All that is bred of an intense desire to engage and delight students by taking what they love, or excel at, and “moving the carrot out further” as Sylvia likes to say. “Our school offers each child the opportunity to pursue their interests at an advanced level in a way that challenges even the most academically talented.”
For Deep, the real impact of the school won’t be felt until they’ve had a chance to see what their first class from 2008 has done by the time they’re forty. By the reunion of 2032 he wants to shake the hand of a newspaper publisher, a governor of Virginia, and founders of impactful non-profits, along with successful businessmen and women and entrepreneurs.
Says Deep, “I hope and I think that our students leave with an understanding of their responsibility as citizens to be part of the solution. We hope that we equip them to be part of the solution.”
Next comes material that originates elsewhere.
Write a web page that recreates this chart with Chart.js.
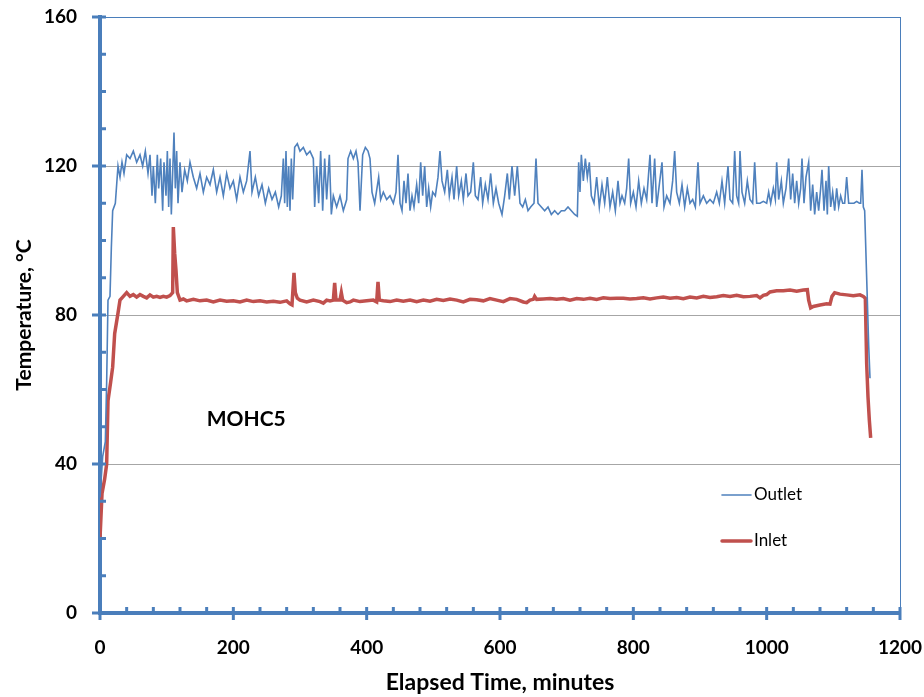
<!DOCTYPE html>
<html lang="en">
<head>
    <meta charset="UTF-8">
    <title>MOHC5 Temperature</title>
    <script src="https://cdn.jsdelivr.net/npm/chart.js"></script>
    <style>
        body { margin: 0; background: #fff; }
        .chart-container { width: 924px; height: 697px; position: relative; }
    </style>
</head>
<body>
    <div class="chart-container">
        <canvas id="tempChart"></canvas>
    </div>

    <script>
        // Outlet: [minutes, °C]
        const outlet = [
            [0,31],[4,42],[8,46],[10,62],[12,84],[15,85],[17,98],[19,108],[23,110],[27,120],
            [30,117],[33,121],[36,118],[40,123],[45,122],[50,124],[55,121],[60,123],[64,120],[68,124],
            [72,118],[75,123],[78,112],[80,120],[83,110],[86,123],[88,114],[91,122],[94,108],[96,121],
            [99,112],[101,124],[103,109],[105,122],[107,107],[109,118],[111,129],[113,114],[115,124],[117,110],
            [120,121],[123,113],[127,119],[131,116],[135,121],[140,117],[145,114],[150,118],[155,113],[160,117],
            [165,115],[170,119],[175,113],[180,117],[185,112],[190,118],[195,114],[200,116],[205,111],[210,117],
            [215,113],[220,116],[225,124],[228,113],[233,117],[238,112],[243,115],[248,110],[253,114],[258,111],
            [263,113],[268,109],[272,112],[275,122],[277,110],[279,124],[281,109],[283,120],[285,108],[287,122],
            [289,111],[292,125],[296,126],[300,124],[305,125],[310,123],[315,124],[320,122],[322,109],[325,120],
            [328,110],[331,124],[334,108],[337,122],[340,111],[344,123],[347,107],[350,112],[355,109],[360,112],
            [365,108],[370,111],[372,122],[376,124],[380,122],[384,124],[387,121],[390,108],[394,123],[398,125],
            [402,124],[405,122],[408,113],[412,110],[418,117],[421,111],[425,113],[430,111],[435,112],[440,110],
            [444,113],[447,123],[450,110],[453,108],[456,116],[459,110],[462,118],[465,108],[468,112],[471,109],
            [475,115],[478,110],[481,121],[484,112],[487,120],[490,109],[493,114],[496,109],[499,113],[503,112],
            [507,117],[510,124],[513,116],[517,113],[521,119],[524,112],[528,117],[531,111],[535,120],[538,112],
            [542,116],[545,111],[549,118],[552,112],[556,113],[560,121],[563,112],[567,111],[571,117],[574,110],
            [578,115],[582,111],[586,118],[590,110],[594,114],[598,110],[603,107],[607,112],[611,118],[614,111],
            [618,120],[622,112],[626,120],[630,110],[634,109],[638,111],[642,108],[646,109],[651,110],[654,122],
            [657,110],[662,109],[667,108],[672,109],[677,107],[682,108],[687,107],[692,108],[697,108],[702,109],
            [707,108],[712,107],[716,106.5],[718,121],[720,113],[722,123],[725,116],[728,122],[731,117],[734,121],
            [737,112],[741,110],[745,117],[749,109],[753,115],[757,110],[761,117],[765,109],[769,113],[773,108],
            [777,116],[780,110],[783,112],[787,110],[790,114],[793,122],[796,110],[800,113],[804,109],[808,116],
            [812,110],[816,114],[820,111],[825,123],[828,110],[832,122],[835,109],[839,115],[843,121],[846,109],
            [850,112],[855,110],[859,116],[862,124],[865,113],[869,110],[873,115],[877,109],[881,114],[885,110],
            [889,111],[893,109],[897,121],[900,110],[905,112],[910,110],[915,111],[920,110],[925,113],[929,110],
            [933,116],[937,110],[942,120],[945,111],[949,110],[952,124],[955,112],[958,110],[960,124],[963,113],
            [967,110],[971,116],[975,111],[979,110],[982,121],[985,110],[990,110],[995,110.5],[1000,110],[1003,113],
            [1006,110],[1010,114],[1013,111],[1015,121],[1018,111],[1022,116],[1025,110],[1029,114],[1033,122],[1036,111],
            [1039,118],[1042,110],[1045,116],[1048,110],[1051,114],[1053,122],[1056,110],[1059,117],[1063,121],[1066,108],
            [1069,115],[1072,107],[1075,113],[1078,108],[1081,114],[1083,119],[1086,108],[1089,116],[1091,107],[1093,120],
            [1096,109],[1099,113],[1102,108],[1105,114],[1108,109],[1111,112],[1114,110],[1117,110],[1120,117],[1123,110],
            [1127,110],[1131,110],[1135,110.5],[1139,110],[1141,110],[1143,119],[1145,109],[1147,108],[1150,90],[1153,72],
            [1155,63]
        ];

        // Inlet: [minutes, °C]
        const inlet = [
            [0,20],[3,32],[7,36],[10,40],[12,57],[16,62],[19,66],[22,75],[27,80.5],[30,84],
            [33,84.6],[40,86],[45,85],[50,85.5],[55,84.8],[60,85.5],[65,85],[70,84.6],[75,85.4],[80,84.8],
            [85,85],[90,84.7],[95,85],[100,84.8],[105,85.2],[109,86],[110,103.6],[112,96.6],[114,92],[116,86],
            [120,84],[125,84.3],[130,83.8],[140,84.2],[150,83.8],[160,84],[170,83.5],[180,84],[190,83.7],[200,83.8],
            [210,83.5],[220,84],[230,83.6],[240,83.8],[250,83.5],[260,83.7],[270,83.4],[280,83.8],[285,83],[288,82.7],
            [291,91.3],[293,86],[296,84.5],[300,84],[310,83.5],[320,84],[330,83.6],[335,83.2],[340,84],[345,83.8],
            [350,84],[352,88.6],[354,84],[360,84],[362,86],[364,84],[370,83.3],[375,83.5],[380,84],[390,83.6],
            [400,83.8],[410,84],[415,83.5],[417,88.9],[419,84],[425,83.8],[435,83.6],[445,84],[455,83.7],[465,84],
            [475,83.6],[485,84],[495,83.7],[505,84.2],[515,83.9],[525,84.3],[535,84],[545,83.5],[555,84.2],[565,84.1],
            [575,83.8],[585,84.4],[595,84],[605,83.6],[615,84.4],[625,84.2],[635,83.5],[640,83.3],[645,84],[650,84.2],
            [652,85],[655,84.2],[665,84.3],[675,84.4],[685,84.2],[695,84.4],[705,84],[715,84.4],[725,84.2],[735,84.5],
            [745,84.2],[755,84.6],[765,84.4],[775,84.5],[785,84.5],[795,84.3],[805,84.4],[815,84.6],[825,84.3],[835,84.6],
            [845,84.8],[855,84.5],[865,84.7],[875,84.4],[885,84.8],[895,84.6],[905,85],[915,84.7],[925,84.9],[935,85.2],
            [945,85],[955,85.3],[965,84.9],[975,85],[985,85.2],[990,84.6],[995,85.3],[1000,85.5],[1005,86.2],[1015,86.5],
            [1025,86.5],[1035,86.7],[1045,86.4],[1055,86.7],[1061,86.8],[1063,84],[1066,81.9],[1070,82.3],[1080,82.7],[1090,83],
            [1095,82.9],[1098,85],[1102,86],[1110,85.6],[1120,85.4],[1130,85.2],[1140,85.4],[1145,85],[1148,84.5],[1150,67],
            [1152,58],[1154,51.8],[1156,47]
        ];

        const xMajor = 200, xMinor = 40, xMax = 1200;
        const yMajor = 40, yMinor = 10, yMax = 160;
        const noteText = 'MOHC5';
        const notePos = [160, 52];

        const axisBlue = '#4a7ebb';
        const gridGray = '#a6a6a6';
        const fontFamily = 'Lato, "Open Sans", sans-serif';

        // tick marks crossing the axes like the spreadsheet style
        const tickMarks = {
            id: 'tickMarks',
            afterDatasetsDraw(chart) {
                const { ctx, scales: { x, y }, chartArea } = chart;
                ctx.save();
                ctx.strokeStyle = axisBlue;
                ctx.lineWidth = 3;
                for (let v = 0; v <= xMax; v += xMinor) {
                    const px = x.getPixelForValue(v);
                    const major = v % xMajor === 0;
                    ctx.beginPath();
                    ctx.moveTo(px, chartArea.bottom + (major ? 7 : 0));
                    ctx.lineTo(px, chartArea.bottom - 6);
                    ctx.stroke();
                }
                for (let v = 0; v <= yMax; v += yMinor) {
                    const py = y.getPixelForValue(v);
                    const major = v % yMajor === 0;
                    ctx.beginPath();
                    ctx.moveTo(chartArea.left - (major ? 8 : 0), py);
                    ctx.lineTo(chartArea.left + 6, py);
                    ctx.stroke();
                }
                // note text
                ctx.fillStyle = '#000';
                ctx.font = 'bold 21px ' + fontFamily;
                ctx.textBaseline = 'middle';
                ctx.fillText(noteText, x.getPixelForValue(notePos[0]), y.getPixelForValue(notePos[1]));

                // legend inside the plot
                ctx.font = '17px ' + fontFamily;
                chart.data.datasets.forEach((ds, i) => {
                    const ly = 495 + i * 46;
                    ctx.strokeStyle = ds.borderColor;
                    ctx.lineWidth = ds.borderWidth;
                    ctx.lineCap = 'round';
                    ctx.beginPath();
                    ctx.moveTo(722, ly);
                    ctx.lineTo(751, ly);
                    ctx.stroke();
                    ctx.fillText(ds.label, 754, ly);
                });
                ctx.restore();
            }
        };

        const toXY = arr => arr.map(p => ({ x: p[0], y: p[1] }));

        const ctx = document.getElementById('tempChart').getContext('2d');
        const tempChart = new Chart(ctx, {
            type: 'line',
            data: {
                datasets: [
                    {
                        label: 'Outlet',
                        data: toXY(outlet),
                        borderColor: '#4f81bd',
                        borderWidth: 1.6,
                        pointRadius: 0,
                        tension: 0
                    },
                    {
                        label: 'Inlet',
                        data: toXY(inlet),
                        borderColor: '#c0504d',
                        borderWidth: 3.5,
                        pointRadius: 0,
                        tension: 0
                    }
                ]
            },
            options: {
                responsive: true,
                maintainAspectRatio: false,
                animation: false,
                layout: { padding: { top: 17, right: 24, left: 0, bottom: 0 } },
                plugins: {
                    legend: { display: false },
                    tooltip: { enabled: false }
                },
                scales: {
                    x: {
                        type: 'linear',
                        min: 0,
                        max: xMax,
                        afterFit: s => { s.height = 84; s.paddingLeft = 0; s.paddingRight = 0; },
                        border: { color: axisBlue, width: 4 },
                        grid: {
                            drawTicks: false,
                            color: c => c.tick && c.tick.value === xMax ? axisBlue : 'rgba(0,0,0,0)',
                            lineWidth: 1
                        },
                        ticks: {
                            stepSize: xMinor,
                            autoSkip: false,
                            maxRotation: 0,
                            padding: 23,
                            color: '#000',
                            font: { family: fontFamily, size: 19, weight: 'bold' },
                            callback: v => v % xMajor === 0 ? v : ''
                        },
                        title: {
                            display: true,
                            text: 'Elapsed Time, minutes',
                            color: '#000',
                            padding: { top: 0, bottom: 1 },
                            font: { family: fontFamily, size: 23, weight: 'bold' }
                        }
                    },
                    y: {
                        min: 0,
                        max: yMax,
                        afterFit: s => { s.width = 100; s.paddingTop = 0; s.paddingBottom = 0; },
                        border: { color: axisBlue, width: 4 },
                        grid: {
                            drawTicks: false,
                            color: c => {
                                const v = c.tick && c.tick.value;
                                if (v === yMax) return axisBlue;
                                if (v > 0 && v % yMajor === 0) return gridGray;
                                return 'rgba(0,0,0,0)';
                            },
                            lineWidth: 1
                        },
                        ticks: {
                            stepSize: yMinor,
                            autoSkip: false,
                            padding: 23,
                            color: '#000',
                            font: { family: fontFamily, size: 19, weight: 'bold' },
                            callback: v => v % yMajor === 0 ? v : ''
                        },
                        title: {
                            display: true,
                            text: 'Temperature, °C',
                            color: '#000',
                            padding: { top: 12, bottom: 0 },
                            font: { family: fontFamily, size: 21, weight: 'bold' }
                        }
                    }
                }
            },
            plugins: [tickMarks]
        });
    </script>
</body>
</html>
Daily, in-person classes for some 60 students in grades 6 through 12 begin August 27, and, because of social distancing protocols, the school has a limited total capacity of around 80. That can grow to 120 once the crisis clears. If you’d like to explore whether it’s the right kind of environment for your child to thrive, we recommend attending a virtual open house which Sylvia conducts with faculty and parents every Monday (https://www.loudounschool.org/open-house). Whether or not you are “school aged,” we’d also point you to this year’s social justice curriculum, and encourage you to forge the kind of Socratic conversation circles that help the material sink in for the students at the Loudoun School for Advanced Studies. See: https://www.loudounschool.org/justice.
Finally, if you'd like a local history of the land and surrounding society that built the Ashburn Colored School, the profitable black businessman who donated the property in the 1880s, how the building was restored, details about the Lola Jackson scholarship named for the teacher who for decades taught all grades in the one-room schoolhouse, or even about adventures in running for Congress, just ask Deep.